WRITTEN REQUEST>
Leave out any pictures and transcribe all other data below exactly.
##########
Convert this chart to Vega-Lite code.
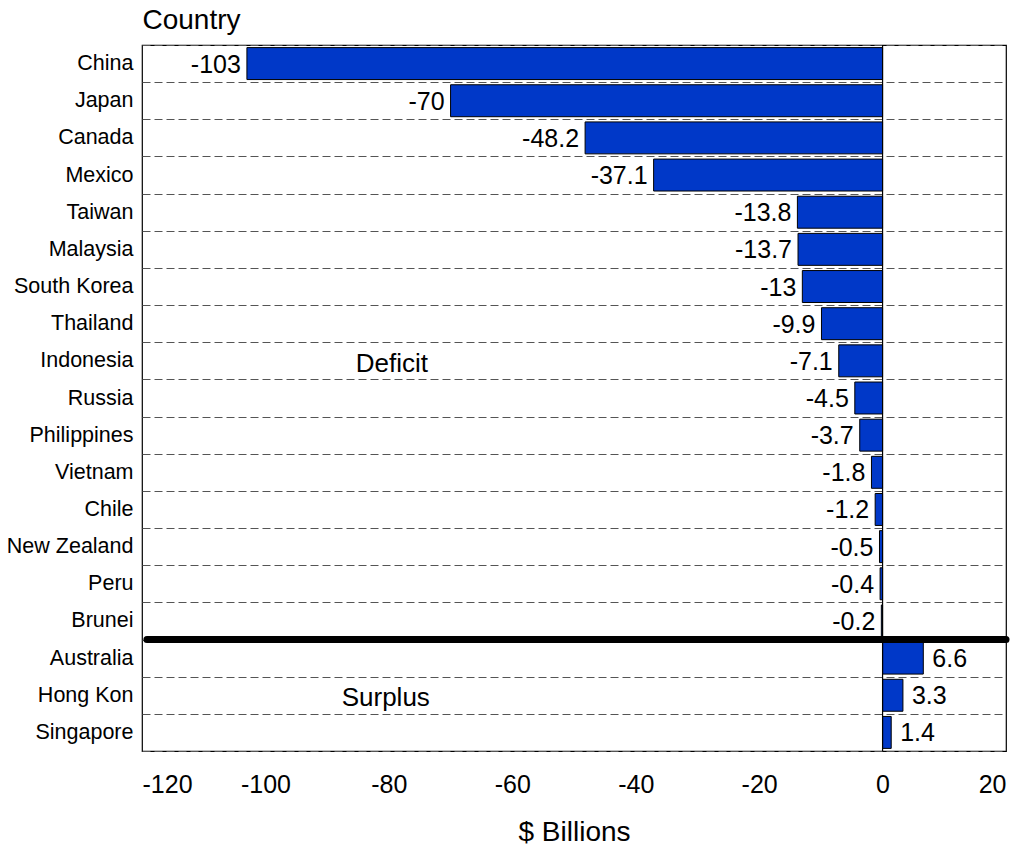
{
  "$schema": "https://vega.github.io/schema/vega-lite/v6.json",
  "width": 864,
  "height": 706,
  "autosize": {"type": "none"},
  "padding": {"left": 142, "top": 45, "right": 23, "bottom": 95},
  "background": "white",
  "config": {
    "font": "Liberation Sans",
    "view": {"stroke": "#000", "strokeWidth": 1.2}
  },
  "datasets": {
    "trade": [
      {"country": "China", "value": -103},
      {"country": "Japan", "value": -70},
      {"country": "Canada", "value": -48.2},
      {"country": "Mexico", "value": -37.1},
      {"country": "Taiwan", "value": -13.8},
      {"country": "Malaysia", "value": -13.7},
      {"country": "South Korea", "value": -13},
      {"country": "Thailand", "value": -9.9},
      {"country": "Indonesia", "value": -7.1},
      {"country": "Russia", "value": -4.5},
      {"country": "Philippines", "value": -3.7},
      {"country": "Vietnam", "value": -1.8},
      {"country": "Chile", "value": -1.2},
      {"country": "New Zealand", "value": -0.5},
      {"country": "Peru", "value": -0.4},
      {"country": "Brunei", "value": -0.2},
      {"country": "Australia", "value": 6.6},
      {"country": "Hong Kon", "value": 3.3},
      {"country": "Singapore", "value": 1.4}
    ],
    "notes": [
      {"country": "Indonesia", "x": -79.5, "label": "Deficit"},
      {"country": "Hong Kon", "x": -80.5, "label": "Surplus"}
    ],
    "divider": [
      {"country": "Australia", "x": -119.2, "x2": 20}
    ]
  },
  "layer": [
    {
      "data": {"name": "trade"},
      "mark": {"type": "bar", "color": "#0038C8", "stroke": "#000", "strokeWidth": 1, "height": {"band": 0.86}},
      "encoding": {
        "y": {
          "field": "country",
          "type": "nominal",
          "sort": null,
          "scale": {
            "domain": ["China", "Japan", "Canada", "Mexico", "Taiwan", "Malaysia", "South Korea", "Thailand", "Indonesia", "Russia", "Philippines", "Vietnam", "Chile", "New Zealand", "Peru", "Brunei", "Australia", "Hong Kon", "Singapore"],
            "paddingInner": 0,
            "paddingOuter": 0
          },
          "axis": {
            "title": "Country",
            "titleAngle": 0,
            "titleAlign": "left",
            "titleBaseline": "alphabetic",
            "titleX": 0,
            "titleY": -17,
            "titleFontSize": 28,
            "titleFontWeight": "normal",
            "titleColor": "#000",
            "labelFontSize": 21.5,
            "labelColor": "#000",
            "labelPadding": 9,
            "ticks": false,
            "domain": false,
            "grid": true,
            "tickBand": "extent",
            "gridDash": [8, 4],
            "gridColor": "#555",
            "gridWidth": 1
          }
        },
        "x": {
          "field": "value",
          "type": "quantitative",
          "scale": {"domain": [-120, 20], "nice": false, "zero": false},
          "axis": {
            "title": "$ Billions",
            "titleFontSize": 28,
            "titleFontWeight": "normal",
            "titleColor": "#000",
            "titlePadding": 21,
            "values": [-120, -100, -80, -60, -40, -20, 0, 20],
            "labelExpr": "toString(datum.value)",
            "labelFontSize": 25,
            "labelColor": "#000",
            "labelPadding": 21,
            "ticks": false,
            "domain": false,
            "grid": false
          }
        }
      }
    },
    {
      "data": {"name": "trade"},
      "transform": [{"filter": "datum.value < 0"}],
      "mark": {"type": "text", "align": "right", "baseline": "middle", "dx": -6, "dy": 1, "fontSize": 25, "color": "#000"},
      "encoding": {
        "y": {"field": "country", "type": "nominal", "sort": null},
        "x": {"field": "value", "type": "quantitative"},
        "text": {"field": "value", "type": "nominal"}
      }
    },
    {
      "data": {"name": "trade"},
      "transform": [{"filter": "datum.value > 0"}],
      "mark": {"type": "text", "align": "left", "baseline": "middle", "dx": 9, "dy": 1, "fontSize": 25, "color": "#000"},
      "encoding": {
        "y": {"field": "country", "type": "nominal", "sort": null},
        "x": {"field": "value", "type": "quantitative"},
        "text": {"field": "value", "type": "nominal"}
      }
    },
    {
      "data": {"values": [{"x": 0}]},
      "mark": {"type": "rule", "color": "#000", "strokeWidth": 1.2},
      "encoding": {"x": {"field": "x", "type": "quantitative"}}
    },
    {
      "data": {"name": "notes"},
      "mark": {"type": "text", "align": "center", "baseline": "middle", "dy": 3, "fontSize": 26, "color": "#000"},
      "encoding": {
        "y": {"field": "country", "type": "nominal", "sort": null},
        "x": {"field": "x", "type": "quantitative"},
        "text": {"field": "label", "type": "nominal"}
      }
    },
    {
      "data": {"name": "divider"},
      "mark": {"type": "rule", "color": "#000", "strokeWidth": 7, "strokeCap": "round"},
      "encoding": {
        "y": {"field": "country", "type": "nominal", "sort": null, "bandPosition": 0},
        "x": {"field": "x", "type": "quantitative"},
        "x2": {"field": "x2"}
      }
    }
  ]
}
##########
COMPLETE OUTPUT>
Convert this chart to Vega-Lite code.
{
  "$schema": "https://vega.github.io/schema/vega-lite/v6.json",
  "width": 864,
  "height": 706,
  "autosize": {"type": "none"},
  "padding": {"left": 142, "top": 45, "right": 23, "bottom": 95},
  "background": "white",
  "config": {
    "font": "Liberation Sans",
    "view": {"stroke": "#000", "strokeWidth": 1.2}
  },
  "datasets": {
    "trade": [
      {"country": "China", "value": -103},
      {"country": "Japan", "value": -70},
      {"country": "Canada", "value": -48.2},
      {"country": "Mexico", "value": -37.1},
      {"country": "Taiwan", "value": -13.8},
      {"country": "Malaysia", "value": -13.7},
      {"country": "South Korea", "value": -13},
      {"country": "Thailand", "value": -9.9},
      {"country": "Indonesia", "value": -7.1},
      {"country": "Russia", "value": -4.5},
      {"country": "Philippines", "value": -3.7},
      {"country": "Vietnam", "value": -1.8},
      {"country": "Chile", "value": -1.2},
      {"country": "New Zealand", "value": -0.5},
      {"country": "Peru", "value": -0.4},
      {"country": "Brunei", "value": -0.2},
      {"country": "Australia", "value": 6.6},
      {"country": "Hong Kon", "value": 3.3},
      {"country": "Singapore", "value": 1.4}
    ],
    "notes": [
      {"country": "Indonesia", "x": -79.5, "label": "Deficit"},
      {"country": "Hong Kon", "x": -80.5, "label": "Surplus"}
    ],
    "divider": [
      {"country": "Australia", "x": -119.2, "x2": 20}
    ]
  },
  "layer": [
    {
      "data": {"name": "trade"},
      "mark": {"type": "bar", "color": "#0038C8", "stroke": "#000", "strokeWidth": 1, "height": {"band": 0.86}},
      "encoding": {
        "y": {
          "field": "country",
          "type": "nominal",
          "sort": null,
          "scale": {
            "domain": ["China", "Japan", "Canada", "Mexico", "Taiwan", "Malaysia", "South Korea", "Thailand", "Indonesia", "Russia", "Philippines", "Vietnam", "Chile", "New Zealand", "Peru", "Brunei", "Australia", "Hong Kon", "Singapore"],
            "paddingInner": 0,
            "paddingOuter": 0
          },
          "axis": {
            "title": "Country",
            "titleAngle": 0,
            "titleAlign": "left",
            "titleBaseline": "alphabetic",
            "titleX": 0,
            "titleY": -17,
            "titleFontSize": 28,
            "titleFontWeight": "normal",
            "titleColor": "#000",
            "labelFontSize": 21.5,
            "labelColor": "#000",
            "labelPadding": 9,
            "ticks": false,
            "domain": false,
            "grid": true,
            "tickBand": "extent",
            "gridDash": [8, 4],
            "gridColor": "#555",
            "gridWidth": 1
          }
        },
        "x": {
          "field": "value",
          "type": "quantitative",
          "scale": {"domain": [-120, 20], "nice": false, "zero": false},
          "axis": {
            "title": "$ Billions",
            "titleFontSize": 28,
            "titleFontWeight": "normal",
            "titleColor": "#000",
            "titlePadding": 21,
            "values": [-120, -100, -80, -60, -40, -20, 0, 20],
            "labelExpr": "toString(datum.value)",
            "labelFontSize": 25,
            "labelColor": "#000",
            "labelPadding": 21,
            "ticks": false,
            "domain": false,
            "grid": false
          }
        }
      }
    },
    {
      "data": {"name": "trade"},
      "transform": [{"filter": "datum.value < 0"}],
      "mark": {"type": "text", "align": "right", "baseline": "middle", "dx": -6, "dy": 1, "fontSize": 25, "color": "#000"},
      "encoding": {
        "y": {"field": "country", "type": "nominal", "sort": null},
        "x": {"field": "value", "type": "quantitative"},
        "text": {"field": "value", "type": "nominal"}
      }
    },
    {
      "data": {"name": "trade"},
      "transform": [{"filter": "datum.value > 0"}],
      "mark": {"type": "text", "align": "left", "baseline": "middle", "dx": 9, "dy": 1, "fontSize": 25, "color": "#000"},
      "encoding": {
        "y": {"field": "country", "type": "nominal", "sort": null},
        "x": {"field": "value", "type": "quantitative"},
        "text": {"field": "value", "type": "nominal"}
      }
    },
    {
      "data": {"values": [{"x": 0}]},
      "mark": {"type": "rule", "color": "#000", "strokeWidth": 1.2},
      "encoding": {"x": {"field": "x", "type": "quantitative"}}
    },
    {
      "data": {"name": "notes"},
      "mark": {"type": "text", "align": "center", "baseline": "middle", "dy": 3, "fontSize": 26, "color": "#000"},
      "encoding": {
        "y": {"field": "country", "type": "nominal", "sort": null},
        "x": {"field": "x", "type": "quantitative"},
        "text": {"field": "label", "type": "nominal"}
      }
    },
    {
      "data": {"name": "divider"},
      "mark": {"type": "rule", "color": "#000", "strokeWidth": 7, "strokeCap": "round"},
      "encoding": {
        "y": {"field": "country", "type": "nominal", "sort": null, "bandPosition": 0},
        "x": {"field": "x", "type": "quantitative"},
        "x2": {"field": "x2"}
      }
    }
  ]
}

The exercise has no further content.